Будь что будет. Хуже того, что было, — быть не может! Даже если его проведут в цепях по Москве… Что ж, пусть люди бросают ему обвинения и оскорбления в лицо — ведь и он участник вероломства, преступлений и ужасов, смерчем пронесшихся над этой страной.

Пусть будет Сибирь и каторга: и там живут люди, очищая свои души от скверны.

Пусть будет что угодно, но он не услышит больше грохота канонады и предсмертных стонов солдат. И не может быть места более отвратительного, чем этот подвал, где он прятался от смерти, зная, что кругом она косит людей своей жестокой косой.

В тиши сибирских лесов или в одиночном каземате он снова обретет ясность мысли и додумает до конца, как ему жить потом.

Паулюс знал, что так, как он жил, жить не будет, не будет и мыслить, как мыслил. Суровый урок, преподанный ему русскими, навсегда отрезвил его, и никакая сила не заставит его быть соучастником новых подлостей и вероломства.

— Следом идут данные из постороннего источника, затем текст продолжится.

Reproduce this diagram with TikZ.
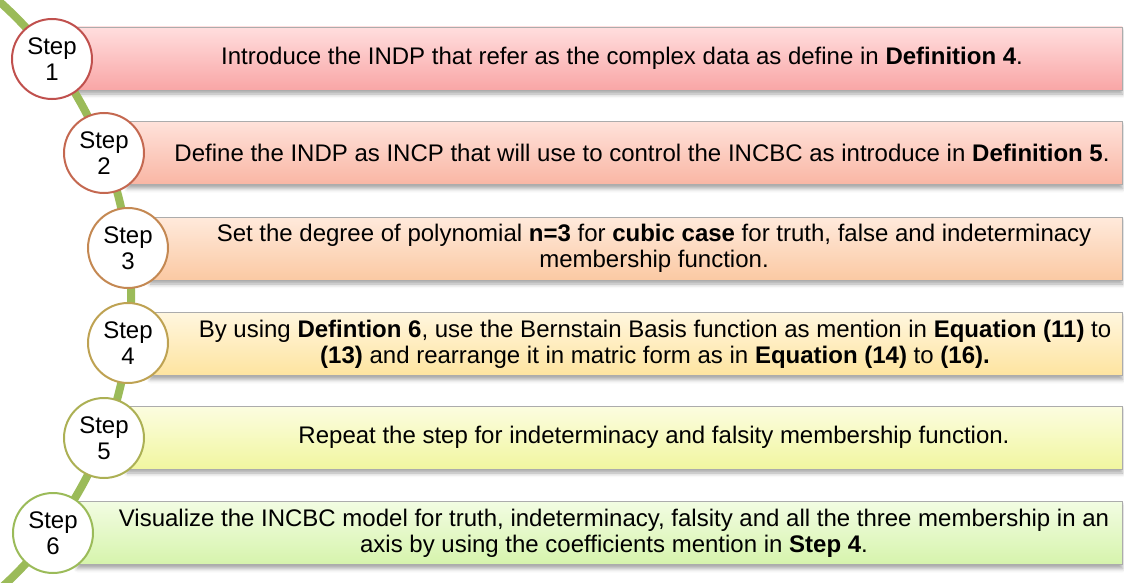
\documentclass[tikz,border=0pt]{standalone}
\usepackage{fontspec}
\setmainfont{Liberation Sans}
\usetikzlibrary{calc,positioning,shadows.blur}

% bar shading (top/bottom) and ring colours per step
\definecolor{top1}{RGB}{255,222,222}\definecolor{bot1}{RGB}{249,166,166}\definecolor{ring1}{RGB}{192,80,77}
\definecolor{top2}{RGB}{255,226,218}\definecolor{bot2}{RGB}{249,182,164}\definecolor{ring2}{RGB}{196,104,80}
\definecolor{top3}{RGB}{255,234,220}\definecolor{bot3}{RGB}{251,201,163}\definecolor{ring3}{RGB}{196,136,82}
\definecolor{top4}{RGB}{255,246,222}\definecolor{bot4}{RGB}{254,228,160}\definecolor{ring4}{RGB}{190,162,82}
\definecolor{top5}{RGB}{252,253,224}\definecolor{bot5}{RGB}{241,246,160}\definecolor{ring5}{RGB}{172,176,84}
\definecolor{top6}{RGB}{242,252,226}\definecolor{bot6}{RGB}{214,244,172}\definecolor{ring6}{RGB}{155,187,89}
\definecolor{trackgreen}{RGB}{155,187,89}

\begin{document}
\begin{tikzpicture}[x=0.5pt,y=-0.5pt,
  bar/.style={rectangle, draw=gray!65, line width=0.4pt, inner sep=0pt,
    minimum height=31.5pt, anchor=west,
    blur shadow={shadow xshift=0pt, shadow yshift=-2pt, shadow blur radius=2pt, shadow opacity=35}},
  stepnode/.style={circle, fill=white, line width=1pt, minimum size=40pt, inner sep=0pt,
    align=center, font=\fontsize{12}{13}\selectfont},
  txt/.style={align=center, font=\fontsize{12}{13}\selectfont},
  track/.style={draw=trackgreen, line width=4pt}]
  \clip (0,0) rectangle (1124,583);

  % bars with their texts
  \foreach \i/\cy/\bx/\tx/\msg in {
    1/58.5/75/622/{Introduce the INDP that refer as the complex data as define in \textbf{Definition 4}.},
    2/153/127/642/{Define the INDP as INCP that will use to control the INCBC as introduce in \textbf{Definition 5}.},
    3/248.5/150/654/{Set the degree of polynomial \textbf{n=3} for \textbf{cubic case} for truth, false and indeterminacy\\membership function.},
    4/344/150/655/{By using \textbf{Defintion 6}, use the Bernstain Basis function as mention in \textbf{Equation (11)} to\\\textbf{(13)} and rearrange it in matric form as in \textbf{Equation (14)} to \textbf{(16).}},
    5/437.5/127/654/{Repeat the step for indeterminacy and falsity membership function.},
    6/533/77/614/{Visualize the INCBC model for truth, indeterminacy, falsity and all the three membership in an\\axis by using the coefficients mention in \textbf{Step 4}.}}{
    \node[bar, top color=top\i, bottom color=bot\i, minimum width={(1122-\bx)*0.5pt}] (bar\i) at (\bx,\cy) {};
    \node[txt] (txt\i) at (\tx,\cy) {\msg};
  }

  % green track behind the step circles
  \coordinate (trackstart) at (-9.7,-6.3);
  \draw[track] (trackstart) arc[start angle=50, end angle=-50, radius=197pt];

  % step circles
  \foreach \i/\cx/\cy in {1/52/59, 2/104/153, 3/128/248, 4/128/343, 5/104/438, 6/53/533}{
    \node[stepnode, draw=ring\i] (step\i) at (\cx,\cy) {Step\\\i};
  }
\end{tikzpicture}
\end{document}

Он шагал по комнатушке с промерзшими стенами, с потеками и изморозью в углах, шептал что-то про себя, и насмешливая улыбка то и дело появлялась на его губах.

Ему было весело! Весело в минуту самого страшного падения! Он поймал себя на этой мысли и рассмеялся, впервые так откровенно радуясь избавлению от всего, что навалила на него жизнь.

В дверь постучали. Вслед за тем в дверном проеме появился русский генерал, показавшийся командующему юношей. Он отдал генерал-полковнику честь. Командующий жестом предложил ему сесть. Помолчав, он вспомнил что-то, пошарил в кармане, вынул маленький, словно игрушечный, браунинг и положил на тумбочку.